We can learn from the ethnic Naxi population of China’s Yunnan province about how to keep water sources clean, says S. Vishwanath
The province of Yunnan is in the south-east of China. The mighty Yangtze, the Mekong and the Salween flow through this water-rich land. The rivers come very close to each other here and then separate to flow in different directions. The Salween goes to Burma, the Mekong to Vietnam and the Yangtze stays in China to empty itself into the sea near Shanghai. The high mountain area is declared a UNESCO heritage site for its sheer natural beauty, its rich water resource and its high bio-diversity. This ensures that the area is preserved and managed in such a fashion that the community needs are met without disturbing the ecology of the place. Our rivers which originate in the Western Ghats deserve this ecological protection too and those who benefit the most from the rivers should be at the fore-front of protecting it at source.
The wisdom seen
In the north of the province is the town of Lijiang. The old town was inhabited for long by the Naxi people, an ethnic minority population in China known for their beautiful cloth embroidery but also for the way they have integrated water into their habitat and managed it. A water wheel stands in the town, also declared a UNESCO heritage site for its water wisdom and use, and still works. In fact water wheels dot the landscape and in the old town it looks like almost every house had one, to grind the corn, to lift water and for other purposes. Lijiang has a series of canals, waterways and water bodies which dot the landscape. The Naxi were and are truly the masters of water.
The spirit of one of their systems truly captures the way the community dealt with water and recognised its quality value. It is called the Three Wells model. Water from springs and small channels are led into three beautifully designed storage structures. In the language of the Naxi it is the three wells.

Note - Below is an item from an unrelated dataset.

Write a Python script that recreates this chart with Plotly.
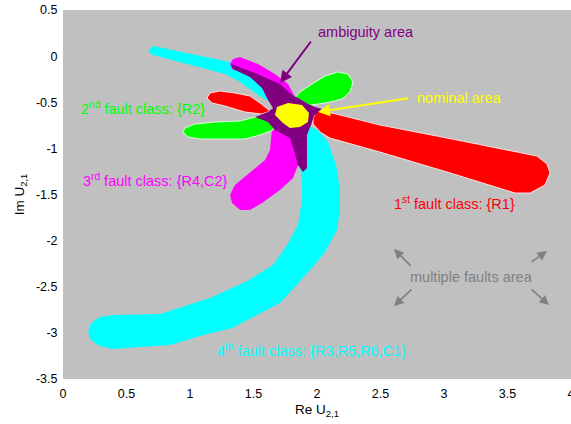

The first well upstream or where the water enters is used for drinking and cooking purpose only. This is the cleanest water. The second well is used for washing vegetables for here the water is less clean. The third well is used for washing clothes, dishes and for other use for this is the lowest water quality of the three yet still clean.
Lack of understanding
By not polluting the water channels and using the water therein directly, by creating a beautiful architecture around the use of water and by inculcating a discipline and a culture for water use ingrained in the behaviour of the society, the clean water of the area has been used and protected for centuries. Modernity and the lack of understanding of this concept by other communities is a concern now for the entire water system can be destroyed by the bad behaviour of the few.
In India too we see water bodies and wells being strewn with garbage and a lack of discipline in maintaining the water resource. Destroying the local will only create a dependency on the outside water and we will find that there is not enough for us to come in from the ‘outside’. Education, discipline and behaviour become culture and in wise water culture is the preservation and sustainable use of the resource.
We can all learn from the Naxi people how to use water wisely. In that lies water wisdom.